La vida allí transcurre con lentitud. Por la mañana, las mujeres se maquillan cuerpos y cabellos con una mezcla de barro, tintes naturales y hierbas aromáticas que las embellecen y perfuman, así que su piel deviene brillante como el cobre: una lección magistral de erotismo. El resto del día, elaboran alhajas y confeccionan faldas sentadas a la puerta de sus cabañas mientras mantienen una animada cháchara. Son cabañas donde guardan sus escasas propiedades y donde se mantiene encendido todo el día un fuego protector. No describiré sus faldas —expresión de estatus— ni las habitaciones donde duermen, puesto que viven literalmente a la rasa.
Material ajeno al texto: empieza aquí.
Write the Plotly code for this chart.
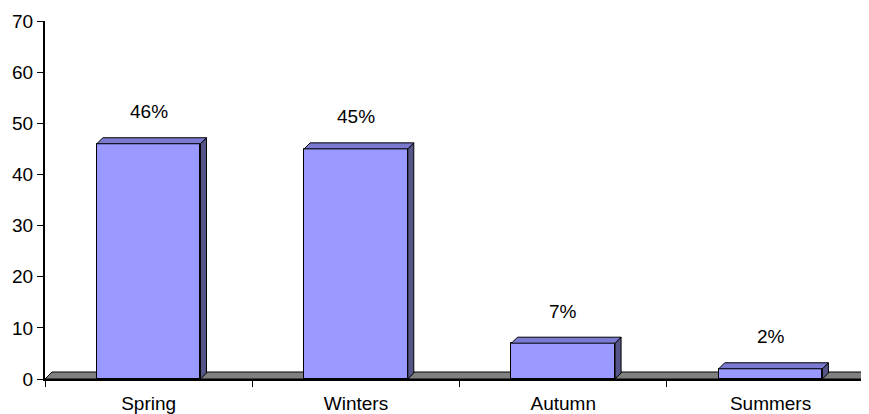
import plotly.graph_objects as go

categories = ["Spring", "Winters", "Autumn", "Summers"]
values = [46, 45, 7, 2]
labels = ["46%", "45%", "7%", "2%"]
y_ticks = [0, 10, 20, 30, 40, 50, 60, 70]

# the page body adds an 8px offset, so the figure is 8px smaller than the window
PAGE_OFF = 8
W, H = 869 - PAGE_OFF, 414 - PAGE_OFF
ML, MR, MT, MB = 45 - PAGE_OFF, 0, 21 - PAGE_OFF, 35
px_per_cat = 207.3
x0 = -0.5
x1 = x0 + (W - ML - MR) / px_per_cat
ymax = 70
px_per_unit = (H - MT - MB) / ymax

bar_w = 0.5
depth_px = 6
dx = depth_px / px_per_cat
dy = depth_px / px_per_unit
floor_dx = 7 / px_per_cat
floor_dy = 7 / px_per_unit

front = "#9999FF"
side = "#555588"
top = "#7A7AD0"

xs = list(range(len(categories)))

fig = go.Figure()

fig.add_trace(go.Bar(
    x=xs, y=values, width=bar_w,
    marker=dict(color=front, line=dict(color="black", width=1)),
    hoverinfo="skip", showlegend=False,
))

for i, v in zip(xs, values):
    r = i + bar_w / 2
    l = i - bar_w / 2
    # side face
    fig.add_trace(go.Scatter(
        x=[r, r + dx, r + dx, r, r], y=[0, dy, v + dy, v, 0],
        fill="toself", fillcolor=side, mode="lines",
        line=dict(color="black", width=1), hoverinfo="skip", showlegend=False,
    ))
    # top face
    fig.add_trace(go.Scatter(
        x=[l, l + dx, r + dx, r, l], y=[v, v + dy, v + dy, v, v],
        fill="toself", fillcolor=top, mode="lines",
        line=dict(color="black", width=1), hoverinfo="skip", showlegend=False,
    ))

# floor
fig.add_shape(
    type="path", xref="x", yref="y", layer="below",
    path=f"M {x0} 0 L {x0 + floor_dx} {floor_dy} L {x1 + 1} {floor_dy} L {x1 + 1} 0 Z",
    fillcolor="#808080", line=dict(color="black", width=1),
)

for i, v, t in zip(xs, values, labels):
    fig.add_annotation(
        x=i, y=v, text=t, showarrow=False, yshift=32,
        font=dict(family="Liberation Sans, Arial", size=19, color="black"),
    )

fig.update_layout(
    width=W, height=H,
    margin=dict(l=ML, r=MR, t=MT, b=MB, autoexpand=False),
    paper_bgcolor="white", plot_bgcolor="white",
    font=dict(family="Liberation Sans, Arial", size=19, color="black"),
    bargap=0,
)
fig.update_xaxes(
    automargin=False,
    range=[x0, x1], tickvals=xs, ticktext=categories,
    ticks="", showgrid=False, zeroline=False,
    showline=True, linecolor="black", linewidth=2,
    ticklabelstandoff=6,
    minor=dict(tick0=0.5, dtick=1, ticks="outside", ticklen=6,
               tickcolor="black", tickwidth=1, showgrid=False),
)
fig.update_yaxes(
    automargin=False,
    range=[0, ymax], tickvals=y_ticks, ticks="outside", ticklen=6,
    tickcolor="black", showgrid=False, zeroline=False,
    showline=True, linecolor="black", linewidth=2,
)

fig.write_html("out.html")
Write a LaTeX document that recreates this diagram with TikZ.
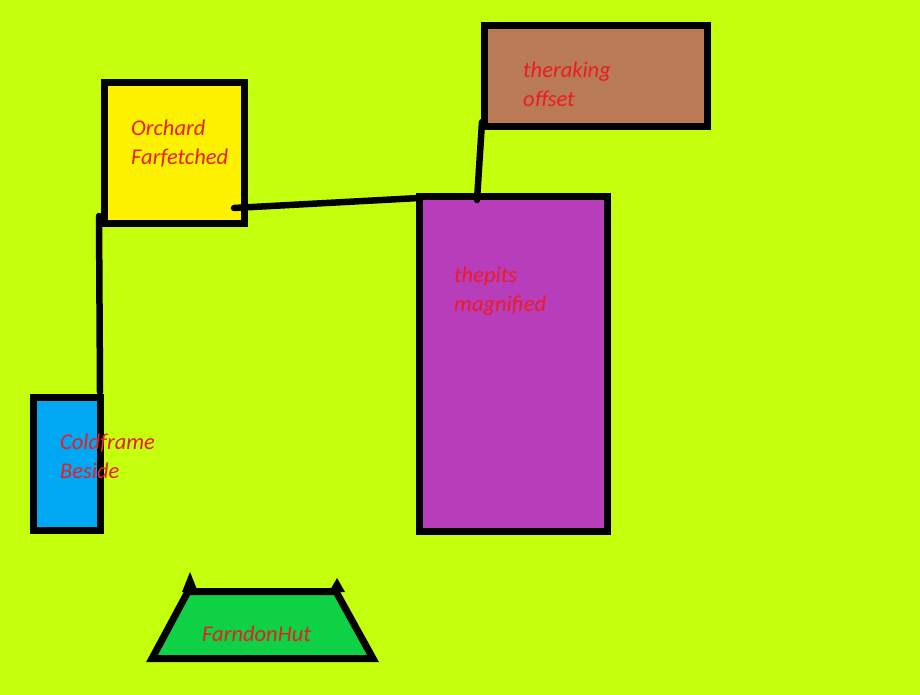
\documentclass[tikz,border=0pt]{standalone}
\usepackage{fontspec}
\setmainfont{Carlito}
\usepackage{xcolor}
\usepackage{tikz}
\usetikzlibrary{positioning,arrows.meta}

\definecolor{limebg}{HTML}{C4FF0E}
\definecolor{orchardfill}{HTML}{FFF200}
\definecolor{rakefill}{HTML}{B97A56}
\definecolor{pitsfill}{HTML}{B83DBA}
\definecolor{coldfill}{HTML}{00A8F3}
\definecolor{hutfill}{HTML}{0ED145}
\definecolor{labelred}{HTML}{EC1C24}

\begin{document}
\begin{tikzpicture}
		[x=1pt,y=-1pt,
		box/.style={draw=black,line width=7pt,rectangle,inner sep=0pt},
		lbl/.style={text=labelred,font=\itshape\fontsize{22.5}{29}\selectfont,
			align=left,anchor=base west,inner sep=0pt},
		link/.style={draw=black,line width=6.5pt,line cap=round}]
		% background and page size
		\fill[limebg] (0,0) rectangle (920,695);
		\useasboundingbox (0,0) rectangle (920,695);
		% boxes
		\node[box,fill=orchardfill,minimum width=140pt,minimum height=141pt] (orchard) at (174.5,153) {};
		\node[box,fill=rakefill,minimum width=223pt,minimum height=101pt] (rake) at (596,76) {};
		\node[box,fill=pitsfill,minimum width=188pt,minimum height=335pt] (pits) at (513.5,364) {};
		\node[box,fill=coldfill,minimum width=67pt,minimum height=133pt] (cold) at (67,464) {};
		% hut
		\draw[fill=hutfill,line width=7pt,line join=miter]
			(152,658.5) coordinate (hutsw) -- (188,591.5) coordinate (hutnw)
			-- (336,591.5) coordinate (hutne) -- (373,658.5) coordinate (hutse) -- cycle;
		\fill (182,592) -- (190,572) -- (198,592) -- cycle;
		\fill (329,592) -- (337,578) -- (345,592) -- cycle;
		% links
		\draw[link] ([xshift=-2pt,yshift=11pt]orchard.south west) -- ([xshift=-4pt,yshift=2pt]cold.north east);
		\draw[link] ([xshift=-14pt,yshift=19pt]orchard.south east) -- ([xshift=3pt,yshift=-5pt]pits.north west);
		\draw[link] ([xshift=1pt,yshift=8pt]rake.south west) -- ([xshift=61pt,yshift=-7pt]pits.north west);
		% labels (base anchor sits on the last line)
		\node[lbl] (orchardtxt) at (131,165) {Orchard\\Farfetched};
		\node[lbl] (raketxt) at (523,107) {theraking\\offset};
		\node[lbl] (pitstxt) at (454,311) {thepits\\magnified};
		\node[lbl] (coldtxt) at (60,478) {Coldframe\\Beside};
		\node[lbl] (huttxt) at (202,641) {FarndonHut};
\end{tikzpicture}
\end{document}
Sí que querría, sin embargo, decir algo de la chiquillería —sagrada para los adultos—, que tiene adjudicadas tres tareas: jugar, cuidar de las aves del corral y buscar agua subterránea para no morirse de sed en territorio de sequía extrema.
Debían de ser las ocho de la tarde cuando empezó a llover a mares en la plaza de la vieja universidad valenciana. En un «batir de párpados» desapareció todo el mundo: chiquillería, cuidadoras y familias. La explanada se sacudió ligeramente el calor de encima, cuando ya los pequeños habían encontrado cobijo en casa donde posiblemente les esperaba un potente aire acondicionado, sofisticados juegos de ordenador, móviles de última definición y una cola «green» o un zumo elaborado con «productos orgánicos».
Mientras tanto, supongo que como la señal horaria de Namibia es cercana a la nuestra, la chavalería himba ya debía de estar acostada a la puerta de casa, muy probablemente muerta de sed. Con todo, estoy segura de que, por no haber llovido en absoluto y tener una contaminación casi nula, quizás estaban disfrutando de todas las estrellas del cielo iluminándoles cara y cuerpo sin necesidad de maquillajes y con una luna tan grande como una sandía peinándoles con arena los sueños.